At the Church of Santa María Acuexcomac, an imposing golden frame hangs on the wall by the entrance, empty except for the jagged edges of the canvas where thieves plunged their knives. Angel-shaped shadows, etched by years of sunlight, now appear eerily on walls where sculptures have been snatched, haunting the altar like ghosts.


Theft of religious art is not new here, but an elaborate robbery last October — at least a dozen images were taken, some with the help of scaffolding — left the community on edge.


Add in the increase in gang activity throughout town, and the largely unresponsive and underequipped authorities, and the citizens here, known for their religious fervor, have come up with a grass-roots response: to increase vigilance themselves.


A human surveillance system for churches has been in place in Cholula since colonial times, but as thefts have increased in scope, some churches have doubled up on volunteers, added night shifts and armed their protectors.


“It went from being a tranquil town to entirely the opposite,” said Rufino Arenas, squinting down at a notebook with bell-ringing instructions. He had been living and working in Mexico City but came back at the beginning of January to help protect Santa María Acuexcomac, his childhood church.


Fidela Quia Torres, a stout woman with dark, narrow eyes, has been volunteering at the church during the day. She watches church visitors for suspicious behavior, like picture taking, out of concerns that the photographs will be compiled into a catalog for art traffickers.


In the nearby Church of the Santísima Trinidad, which was almost completely pillaged in 2008, Herminio Toxqui has moved his family into a tiny room behind the altar with two mattresses and a rickety dining table, leaving him ready to ring the bell and summon help from the community at any time if he detects suspicious activity.


And in the Church of San Gregorio Zacapechpan, looted in 2010, mandatory shifts for all able-bodied men in the neighborhood have been put into effect. They are expected to show up ready for battle with armed bandits.


“People know that when they come for a watch, they bring their own weapons,” said the Rev. Patricio Solís Soriano, the church priest.


Even migrants from Cholula living in the United States, typically in Illinois and New York, have gotten involved in community protection efforts.
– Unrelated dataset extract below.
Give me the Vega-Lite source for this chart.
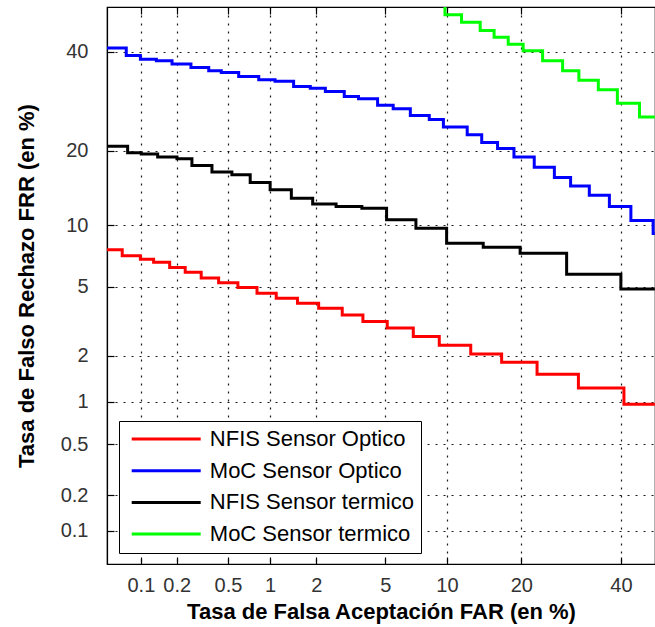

After a handful of paintings that may have been 400 years old were stolen, a group of expatriates in the United States organized a fund-raiser. They bought and sent video cameras that almost successfully blend in with the gold-trimmed arches in San Gregorio Zacapechpan.


Still, the citizen efforts can seem haphazard and disorganized. In several of the churches that have set up closed-circuit camera systems, including San Gregorio Zacapechpan, no one seems to know who has the key to the monitoring center, or sometimes even where these rooms are located.


In the Church of Santa María Tonanzintla, the crown jewel of Cholula’s churches for its 16th-century indigenous Baroque art, a monitor that receives a continuous feed of images from cameras inside is always on, but it is locked away and blocked by an imposing wooden cabinet, so no one can look at it.


Many community members who have gotten involved in these efforts say they have done so to prove their religious devotion and are unaware of how much the artworks they are guarding are worth.


“Even our great-grandparents didn’t know,” said a woman attending Sunday Mass at Santa María Acuexcomac.


Those involved in the thefts clearly have a better sense of how lucrative a business it is. A group of religious-themed 18th-century paintings by the Mexican artist Miguel Cabrera sold for $362,500 in 2010, according to an online listing by Sotheby’s auction house.


Art experts say that it is impossible to know how many of the Mexican paintings sold abroad are stolen, but that global interest in Mexican art was piqued in the 1990s, after the “Mexico: Splendors of 30 Centuries” exhibit at the Metropolitan Museum of Art in New York.


Clara Bargellini, an art history investigator at the National Autonomous University of Mexico, says there is a particular hunger for this kind of art in the southeastern United States. Last October, United States Immigration and Customs Enforcement returned more than 4,000 pieces of looted cultural artifacts to Mexico, including pieces of pottery dating back 1,500 years.


But efforts by Mexican, American and international authorities to find stolen religious paintings and return them to their original place often fail because few of the artworks have been cataloged.


Despite plans by the National Institute of Anthropology and History and the federal attorney general’s office to create comprehensive catalogs, documentation of this type of art remains incomplete and decentralized.


Volunteers in at least half a dozen churches in Cholula complained that the institute had yet to visit them. Most lack access to computers and cameras to document their art and, in case of theft, aid investigations.


The situation not only has left church walls bare, but has spread gloom and skepticism over once-trusting communities.


“Many times, the thieves are already inside; sometimes they are the same ones that have the key to the church,” said Jorge Segovia, who is in charge of an art-cataloging project for the Archdiocese of Mexico.


Now, when new faces enter most churches here, they stir discomfort and raise alertness, a loss of trust and good will that people here lament. The thieves, churchgoers say, took more than just art.


“They are even stealing our faith,” Mr. Arenas said.